The 60 million people working in the gig economy are doing real work that creates real value. They deserve a chance to own a piece of what they’re building.
Equity isn’t charity. It’s alignment. It’s incentive. It’s the mechanism that’s driven wealth creation for founders, executives, and early employees for decades.
The only question is whether we’ll extend it to everyone who contributes, or keep it locked away for the few who got there first.
Frequently Asked Questions
Why can’t gig workers receive equity from the platforms they work for?
Current SEC rules under Rule 701 allow private companies to grant stock to employees and certain contractors, but gig workers occupy a legal grey area. Most platforms classify them as independent contractors to avoid employee benefits costs, which also excludes them from equity compensation programs designed for employees.

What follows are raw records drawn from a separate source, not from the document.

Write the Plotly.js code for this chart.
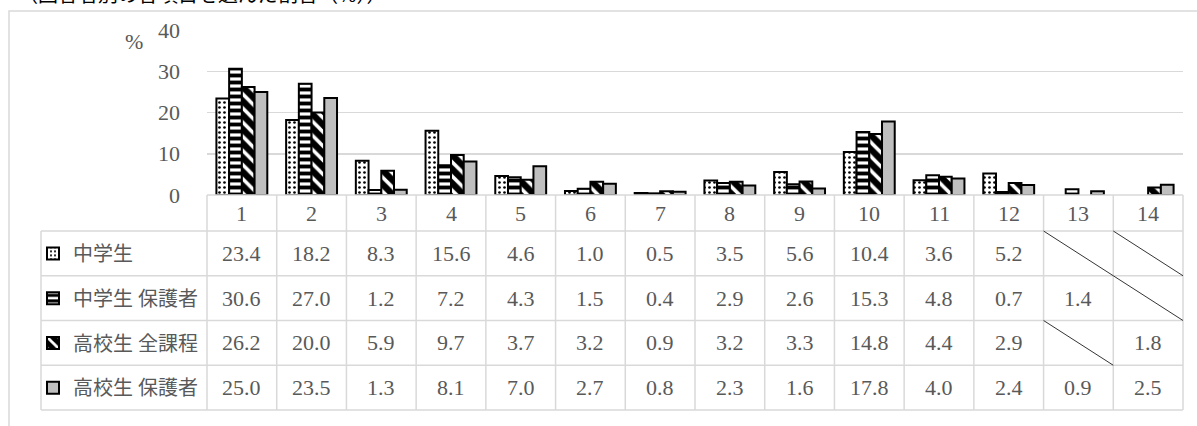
<!DOCTYPE html>
<html>
<head>
<meta charset="utf-8">
<script src="https://cdn.plot.ly/plotly-3.0.1.min.js"></script>
<style>html,body{margin:0;padding:0;background:#fff;}#chart{width:1197px;height:426px;}</style>
</head>
<body>
<div id="chart"></div>
<script>
// ---- data ----
const categories = ["1","2","3","4","5","6","7","8","9","10","11","12","13","14"];
const seriesNames = ["中学生","中学生 保護者","高校生 全課程","高校生 保護者"];
const juniorHigh = [23.4,18.2,8.3,15.6,4.6,1.0,0.5,3.5,5.6,10.4,3.6,5.2,null,null];
const juniorHighParents = [30.6,27.0,1.2,7.2,4.3,1.5,0.4,2.9,2.6,15.3,4.8,0.7,1.4,null];
const highSchoolAll = [26.2,20.0,5.9,9.7,3.7,3.2,0.9,3.2,3.3,14.8,4.4,2.9,null,1.8];
const highSchoolParents = [25.0,23.5,1.3,8.1,7.0,2.7,0.8,2.3,1.6,17.8,4.0,2.4,0.9,2.5];
const yTicks = [0,10,20,30,40];
const titleText = "（回答者別の各項目を選んだ割合（%））";
const unitText = "%";

// ---- geometry ----
const W = 1197, H = 426;
const L = 207, R = 14, T = 30, B = 231;
const PW = W - L - R, PH = H - T - B;
const xp = px => (px - L) / PW;
const yp = py => (H - B - py) / PH;

const allSeries = [juniorHigh, juniorHighParents, highSchoolAll, highSchoolParents];
const grey = '#d9d9d9';
const textCol = '#595959';
const numFont = {family: 'Liberation Serif, Noto Sans CJK JP, serif', size: 22, color: textCol};
const cjkFont = {family: 'Liberation Serif, Noto Sans CJK JP, serif', size: 20, color: textCol};

const patterns = [
  {shape: '.', bgcolor: '#ffffff', fgcolor: '#000000', fgopacity: 1, size: 5, solidity: 0.22},
  {shape: '-', bgcolor: '#ffffff', fgcolor: '#000000', fgopacity: 1, size: 7, solidity: 0.55},
  {shape: '\\', bgcolor: '#000000', fgcolor: '#ffffff', fgopacity: 1, size: 10, solidity: 0.35},
  {shape: '', bgcolor: '#bfbfbf', fgcolor: '#bfbfbf', fgopacity: 1, size: 8, solidity: 0.3}
];

const traces = allSeries.map((vals, k) => ({
  type: 'bar',
  x: categories,
  y: vals,
  name: seriesNames[k],
  legend: k === 0 ? 'legend' : 'legend' + (k + 1),
  marker: {
    color: k === 3 ? '#bfbfbf' : (k === 2 ? '#000000' : '#ffffff'),
    line: {color: '#000000', width: 2},
    pattern: patterns[k]
  },
  hoverinfo: 'skip'
}));

// table geometry (pixels)
const headerTop = H - B, headerBottom = 231;
const rowH = 44.75;
const legendLeft = 41;
const rowTop = k => headerBottom + k * rowH;
const n = categories.length;

const shapes = [];
const lineStyle = {color: grey, width: 1.5};
// outer frame
shapes.push({type: 'rect', xref: 'paper', yref: 'paper', x0: xp(9), x1: xp(W + 10), y0: yp(11), y1: yp(H + 10), line: lineStyle, layer: 'below'});
// header top line (axis baseline)
shapes.push({type: 'line', xref: 'paper', yref: 'paper', x0: 0, x1: 1, y0: yp(headerTop), y1: yp(headerTop), line: lineStyle});
// horizontal row lines
for (let k = 0; k <= seriesNames.length; k++) {
  const y = yp(rowTop(k));
  shapes.push({type: 'line', xref: 'paper', yref: 'paper', x0: xp(legendLeft), x1: 1, y0: y, y1: y, line: lineStyle});
}
// vertical column lines
for (let i = 0; i <= n; i++) {
  shapes.push({type: 'line', xref: 'paper', yref: 'paper', x0: i / n, x1: i / n, y0: yp(headerTop), y1: yp(rowTop(seriesNames.length)), line: lineStyle});
}
shapes.push({type: 'line', xref: 'paper', yref: 'paper', x0: xp(legendLeft), x1: xp(legendLeft), y0: yp(rowTop(0)), y1: yp(rowTop(seriesNames.length)), line: lineStyle});
// diagonals for missing values
allSeries.forEach((vals, k) => {
  vals.forEach((v, i) => {
    if (v === null) {
      shapes.push({type: 'line', xref: 'paper', yref: 'paper', x0: i / n, x1: (i + 1) / n, y0: yp(rowTop(k)), y1: yp(rowTop(k + 1)), line: {color: '#000000', width: 0.8}});
    }
  });
});

const annotations = [];
// header numbers (category index positions on the category axis)
categories.forEach((c, i) => {
  annotations.push({xref: 'x', yref: 'paper', x: i, y: yp((headerTop + headerBottom) / 2), text: c, showarrow: false, font: numFont, xanchor: 'center', yanchor: 'middle'});
});
// cell values
allSeries.forEach((vals, k) => {
  vals.forEach((v, i) => {
    if (v !== null) {
      annotations.push({xref: 'x', yref: 'paper', x: i, y: yp(rowTop(k) + rowH / 2), text: v.toFixed(1), showarrow: false, font: numFont, xanchor: 'center', yanchor: 'middle'});
    }
  });
});
// unit
annotations.push({xref: 'paper', yref: 'paper', x: xp(134), y: yp(41), text: unitText, showarrow: false, font: {family: 'Liberation Serif, serif', size: 22, color: textCol}, xanchor: 'center', yanchor: 'middle'});
// title (cut off at the top edge, as in the reference)
annotations.push({xref: 'paper', yref: 'paper', x: xp(16), y: yp(10), text: titleText, showarrow: false, font: {family: 'Noto Sans CJK JP, sans-serif', size: 20, color: '#000000'}, xanchor: 'left', yanchor: 'bottom'});

const legendBase = {xref: 'paper', yref: 'paper', xanchor: 'left', yanchor: 'middle', bgcolor: 'rgba(0,0,0,0)', borderwidth: 0, font: cjkFont, x: xp(33)};
const layout = {
  width: W, height: H,
  margin: {l: L, r: R, t: T, b: B, pad: 0},
  paper_bgcolor: '#ffffff', plot_bgcolor: '#ffffff',
  barmode: 'group', bargap: 0.27, bargroupgap: 0,
  xaxis: {type: 'category', range: [-0.5, n - 0.5], showticklabels: false, ticks: '', showgrid: false, zeroline: false, showline: false, fixedrange: true},
  yaxis: {range: [0, 40], tickvals: yTicks, ticktext: yTicks.map(String), showgrid: true, gridcolor: grey, gridwidth: 1.5, zeroline: false, showline: false, ticks: '', ticklabelstandoff: 26, tickfont: numFont, fixedrange: true},
  shapes: shapes,
  annotations: annotations,
  showlegend: true,
  legend: Object.assign({}, legendBase, {y: yp(rowTop(0) + rowH / 2)}),
  legend2: Object.assign({}, legendBase, {y: yp(rowTop(1) + rowH / 2)}),
  legend3: Object.assign({}, legendBase, {y: yp(rowTop(2) + rowH / 2)}),
  legend4: Object.assign({}, legendBase, {y: yp(rowTop(3) + rowH / 2)})
};

Plotly.newPlot('chart', traces, layout, {staticPlot: true, displayModeBar: false});
</script>
</body>
</html>
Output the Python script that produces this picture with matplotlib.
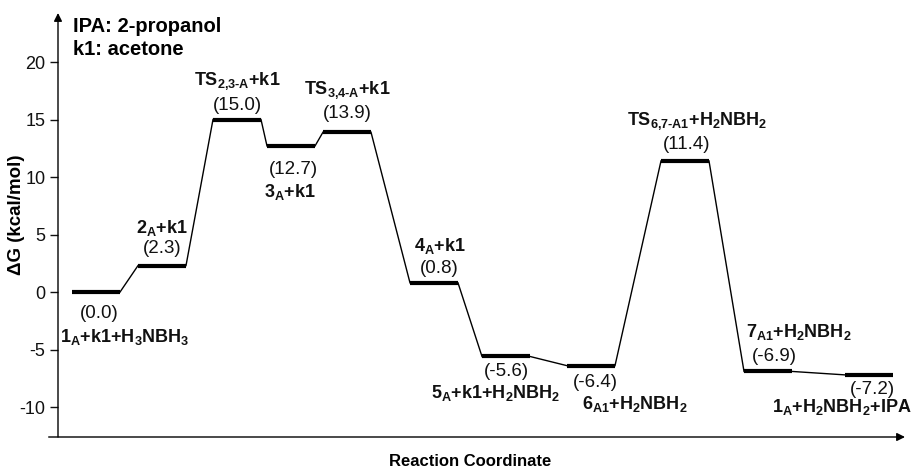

How much value are gig workers missing out on?
Significant amounts. The gig economy generates over $200 billion annually, and platforms like Uber, DoorDash, and Instacart have achieved tens of billions in valuations. Workers who helped build that value through years of service received wages but no ownership stake, while founders and early employees received equity that appreciated dramatically.
What would it take to change the rules around contractor equity?
Regulatory changes to SEC Rule 701 to explicitly address gig work, platform decisions to either classify workers as employees or structure contractor relationships that fit existing rules, and expanded financial education so workers understand what equity means and how to manage it.
Are any companies already giving equity to gig-type workers?
Yes. Good Eggs and Managed by Q classified their workers (delivery drivers, office cleaners) as employees, which allowed them to grant equity. Uber and Lyft gave drivers stock options after going public, though by then most of the private-market value creation had already occurred.